⟨
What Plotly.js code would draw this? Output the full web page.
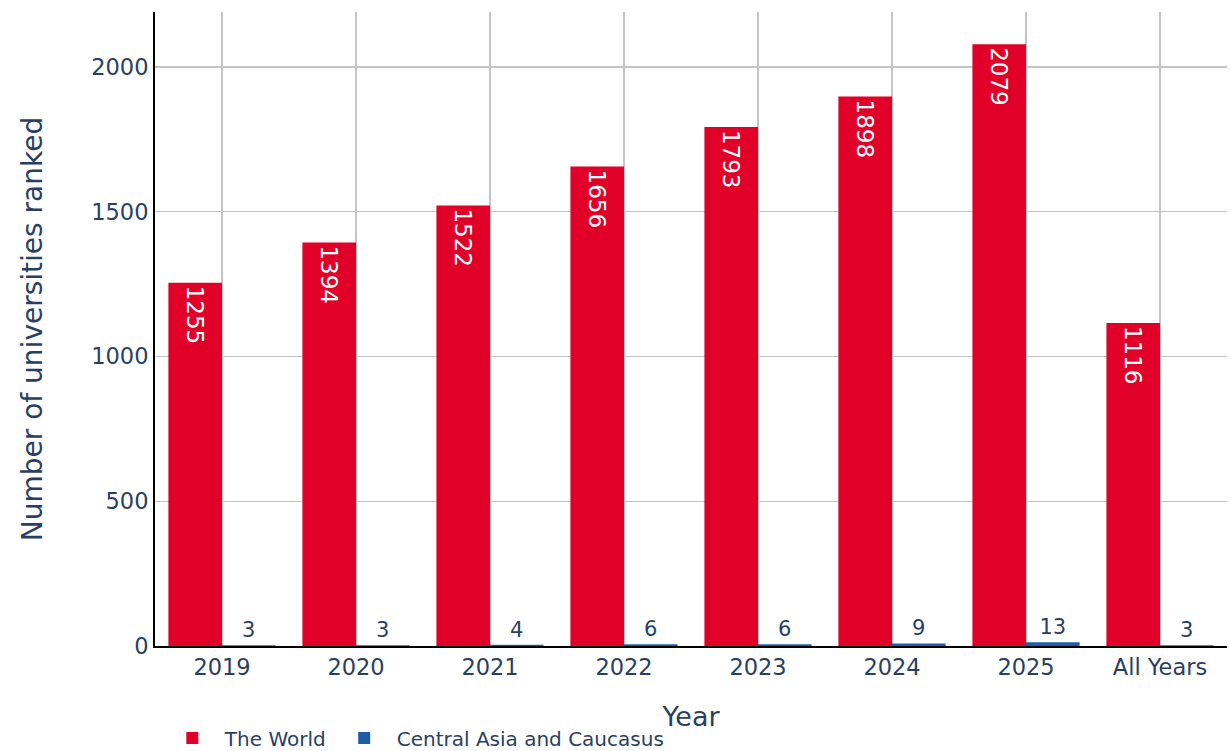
⟩
⟨
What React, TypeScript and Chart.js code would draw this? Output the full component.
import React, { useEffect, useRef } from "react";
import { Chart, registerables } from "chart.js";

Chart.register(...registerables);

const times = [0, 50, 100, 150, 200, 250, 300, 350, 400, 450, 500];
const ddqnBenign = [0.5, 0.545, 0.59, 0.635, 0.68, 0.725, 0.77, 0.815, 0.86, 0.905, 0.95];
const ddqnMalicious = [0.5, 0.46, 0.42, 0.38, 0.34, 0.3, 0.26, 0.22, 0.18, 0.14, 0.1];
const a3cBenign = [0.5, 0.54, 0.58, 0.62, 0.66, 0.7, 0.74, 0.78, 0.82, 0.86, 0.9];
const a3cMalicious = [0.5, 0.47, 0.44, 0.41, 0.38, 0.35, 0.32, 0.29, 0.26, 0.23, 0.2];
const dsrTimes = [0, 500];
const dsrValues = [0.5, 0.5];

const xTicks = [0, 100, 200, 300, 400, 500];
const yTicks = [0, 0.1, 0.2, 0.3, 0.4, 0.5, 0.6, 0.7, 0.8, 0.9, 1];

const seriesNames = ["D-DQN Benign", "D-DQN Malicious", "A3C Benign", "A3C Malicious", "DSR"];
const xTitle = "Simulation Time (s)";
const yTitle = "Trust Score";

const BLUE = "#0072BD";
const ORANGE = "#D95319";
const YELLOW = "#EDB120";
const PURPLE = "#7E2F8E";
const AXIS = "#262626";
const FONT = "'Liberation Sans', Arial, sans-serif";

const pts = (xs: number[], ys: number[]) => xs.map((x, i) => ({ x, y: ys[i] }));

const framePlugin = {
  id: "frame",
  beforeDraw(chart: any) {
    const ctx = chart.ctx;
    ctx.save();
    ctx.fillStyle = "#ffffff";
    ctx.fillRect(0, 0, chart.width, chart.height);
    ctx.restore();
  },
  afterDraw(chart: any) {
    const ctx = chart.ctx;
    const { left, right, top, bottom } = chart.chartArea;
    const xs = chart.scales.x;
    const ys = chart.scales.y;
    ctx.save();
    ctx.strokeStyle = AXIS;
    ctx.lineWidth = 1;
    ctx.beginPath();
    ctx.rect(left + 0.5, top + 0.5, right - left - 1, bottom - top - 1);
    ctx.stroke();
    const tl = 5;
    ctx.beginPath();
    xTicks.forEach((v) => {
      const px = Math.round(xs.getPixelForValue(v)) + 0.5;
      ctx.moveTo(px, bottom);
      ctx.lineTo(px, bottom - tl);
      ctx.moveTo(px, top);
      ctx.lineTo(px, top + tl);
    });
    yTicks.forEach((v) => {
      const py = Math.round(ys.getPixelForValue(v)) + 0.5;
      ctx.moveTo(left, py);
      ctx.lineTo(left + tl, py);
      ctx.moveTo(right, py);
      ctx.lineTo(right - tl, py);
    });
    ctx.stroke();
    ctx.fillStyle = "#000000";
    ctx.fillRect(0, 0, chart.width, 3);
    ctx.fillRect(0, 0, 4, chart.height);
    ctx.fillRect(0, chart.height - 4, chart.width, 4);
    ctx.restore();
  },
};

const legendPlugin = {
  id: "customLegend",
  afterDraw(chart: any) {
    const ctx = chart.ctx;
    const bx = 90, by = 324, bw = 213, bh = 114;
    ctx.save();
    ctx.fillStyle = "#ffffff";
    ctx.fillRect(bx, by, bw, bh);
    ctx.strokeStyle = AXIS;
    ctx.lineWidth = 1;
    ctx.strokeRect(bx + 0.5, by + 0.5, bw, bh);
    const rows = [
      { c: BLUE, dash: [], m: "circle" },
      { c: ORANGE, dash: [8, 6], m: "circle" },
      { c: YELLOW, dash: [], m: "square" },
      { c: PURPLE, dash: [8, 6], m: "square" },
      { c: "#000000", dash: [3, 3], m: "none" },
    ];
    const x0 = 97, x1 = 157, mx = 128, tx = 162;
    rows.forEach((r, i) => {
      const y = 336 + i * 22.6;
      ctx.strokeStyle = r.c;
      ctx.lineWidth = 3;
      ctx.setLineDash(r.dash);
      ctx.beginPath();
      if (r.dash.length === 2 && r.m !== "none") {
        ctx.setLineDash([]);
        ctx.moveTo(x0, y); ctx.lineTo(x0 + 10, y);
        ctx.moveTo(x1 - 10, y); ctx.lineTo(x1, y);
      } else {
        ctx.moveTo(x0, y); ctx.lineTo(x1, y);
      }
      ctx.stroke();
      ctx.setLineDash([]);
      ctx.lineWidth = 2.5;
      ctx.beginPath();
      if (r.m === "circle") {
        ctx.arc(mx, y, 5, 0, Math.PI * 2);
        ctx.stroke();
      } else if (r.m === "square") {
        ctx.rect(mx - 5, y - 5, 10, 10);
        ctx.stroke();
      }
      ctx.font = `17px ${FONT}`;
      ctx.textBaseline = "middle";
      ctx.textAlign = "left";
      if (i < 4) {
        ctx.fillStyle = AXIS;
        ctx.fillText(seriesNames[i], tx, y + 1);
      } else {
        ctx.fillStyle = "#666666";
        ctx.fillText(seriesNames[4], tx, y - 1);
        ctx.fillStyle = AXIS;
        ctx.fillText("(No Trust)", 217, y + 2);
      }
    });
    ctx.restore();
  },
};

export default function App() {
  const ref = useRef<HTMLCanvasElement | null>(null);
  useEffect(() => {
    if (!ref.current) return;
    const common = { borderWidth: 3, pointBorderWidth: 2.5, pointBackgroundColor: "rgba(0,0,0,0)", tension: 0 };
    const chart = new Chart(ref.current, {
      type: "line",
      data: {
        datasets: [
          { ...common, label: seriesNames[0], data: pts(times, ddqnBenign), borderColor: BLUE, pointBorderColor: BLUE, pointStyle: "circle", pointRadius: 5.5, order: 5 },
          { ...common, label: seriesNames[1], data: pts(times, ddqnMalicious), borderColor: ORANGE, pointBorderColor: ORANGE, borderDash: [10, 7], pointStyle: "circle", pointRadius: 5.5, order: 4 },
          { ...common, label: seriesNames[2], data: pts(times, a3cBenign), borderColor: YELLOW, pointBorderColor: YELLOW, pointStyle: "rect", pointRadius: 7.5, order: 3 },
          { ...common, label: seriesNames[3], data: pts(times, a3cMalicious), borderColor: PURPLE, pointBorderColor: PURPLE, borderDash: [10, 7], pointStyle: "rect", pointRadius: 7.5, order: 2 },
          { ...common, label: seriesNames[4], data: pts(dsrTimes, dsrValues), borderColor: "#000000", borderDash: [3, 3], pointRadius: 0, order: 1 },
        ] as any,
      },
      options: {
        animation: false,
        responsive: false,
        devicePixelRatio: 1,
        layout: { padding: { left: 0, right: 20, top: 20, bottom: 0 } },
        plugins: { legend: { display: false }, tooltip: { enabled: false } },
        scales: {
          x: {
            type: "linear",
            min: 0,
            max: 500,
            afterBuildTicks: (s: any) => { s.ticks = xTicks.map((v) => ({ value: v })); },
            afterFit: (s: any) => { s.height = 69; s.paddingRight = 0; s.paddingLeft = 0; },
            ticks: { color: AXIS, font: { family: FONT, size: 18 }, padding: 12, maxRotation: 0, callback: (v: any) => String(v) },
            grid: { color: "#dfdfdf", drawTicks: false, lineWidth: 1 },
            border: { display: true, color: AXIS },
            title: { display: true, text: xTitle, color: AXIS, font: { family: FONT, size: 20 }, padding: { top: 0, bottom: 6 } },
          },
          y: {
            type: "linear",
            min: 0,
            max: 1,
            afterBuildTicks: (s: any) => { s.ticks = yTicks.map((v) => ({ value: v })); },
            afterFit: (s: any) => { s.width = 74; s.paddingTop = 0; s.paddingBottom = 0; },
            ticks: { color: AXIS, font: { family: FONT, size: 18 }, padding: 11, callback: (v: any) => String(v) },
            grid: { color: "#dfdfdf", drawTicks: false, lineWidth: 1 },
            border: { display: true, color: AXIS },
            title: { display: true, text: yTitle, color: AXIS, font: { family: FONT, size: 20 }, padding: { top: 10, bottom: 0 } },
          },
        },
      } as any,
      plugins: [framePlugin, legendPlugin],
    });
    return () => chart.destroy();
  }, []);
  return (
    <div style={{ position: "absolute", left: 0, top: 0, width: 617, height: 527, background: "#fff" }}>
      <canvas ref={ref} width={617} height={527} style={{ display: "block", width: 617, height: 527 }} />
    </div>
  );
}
⟩
⟨
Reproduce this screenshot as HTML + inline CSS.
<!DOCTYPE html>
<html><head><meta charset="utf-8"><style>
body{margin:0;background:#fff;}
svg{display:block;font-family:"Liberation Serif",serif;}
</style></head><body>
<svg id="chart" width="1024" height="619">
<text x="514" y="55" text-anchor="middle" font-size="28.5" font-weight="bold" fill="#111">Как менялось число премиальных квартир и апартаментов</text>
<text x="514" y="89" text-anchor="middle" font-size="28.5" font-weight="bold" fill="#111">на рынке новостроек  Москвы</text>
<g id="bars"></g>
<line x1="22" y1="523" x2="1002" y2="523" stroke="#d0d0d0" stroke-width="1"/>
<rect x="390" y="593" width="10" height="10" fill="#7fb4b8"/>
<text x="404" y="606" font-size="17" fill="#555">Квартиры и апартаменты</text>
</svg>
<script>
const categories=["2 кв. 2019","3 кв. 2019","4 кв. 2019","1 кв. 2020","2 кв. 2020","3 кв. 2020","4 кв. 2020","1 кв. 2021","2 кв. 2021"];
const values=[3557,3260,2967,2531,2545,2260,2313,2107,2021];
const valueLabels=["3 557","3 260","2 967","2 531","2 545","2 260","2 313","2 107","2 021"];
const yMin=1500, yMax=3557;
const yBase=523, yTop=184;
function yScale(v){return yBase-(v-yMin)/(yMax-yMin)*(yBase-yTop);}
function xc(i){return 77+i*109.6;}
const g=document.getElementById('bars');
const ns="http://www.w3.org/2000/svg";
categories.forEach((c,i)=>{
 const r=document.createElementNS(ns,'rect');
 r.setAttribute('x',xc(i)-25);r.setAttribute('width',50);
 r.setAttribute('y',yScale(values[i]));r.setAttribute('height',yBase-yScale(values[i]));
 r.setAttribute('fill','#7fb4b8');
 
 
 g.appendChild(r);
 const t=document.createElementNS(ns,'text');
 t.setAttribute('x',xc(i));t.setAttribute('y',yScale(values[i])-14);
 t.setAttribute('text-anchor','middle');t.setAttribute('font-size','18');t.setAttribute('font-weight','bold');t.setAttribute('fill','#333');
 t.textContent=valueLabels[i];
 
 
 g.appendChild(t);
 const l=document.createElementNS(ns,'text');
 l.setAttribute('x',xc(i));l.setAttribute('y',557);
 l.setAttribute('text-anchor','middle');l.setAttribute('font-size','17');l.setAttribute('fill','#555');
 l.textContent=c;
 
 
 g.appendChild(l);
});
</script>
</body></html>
⟩
## DIRECTION
Transcribe each line of the data above, unaltered, from the one where "What React, TypeScript" appears to the one where "Chart.register(...registerables);" appears, inclusive of both.

## EXERCISE OUTPUT
What React, TypeScript and Chart.js code would draw this? Output the full component.
import React, { useEffect, useRef } from "react";
import { Chart, registerables } from "chart.js";

Chart.register(...registerables);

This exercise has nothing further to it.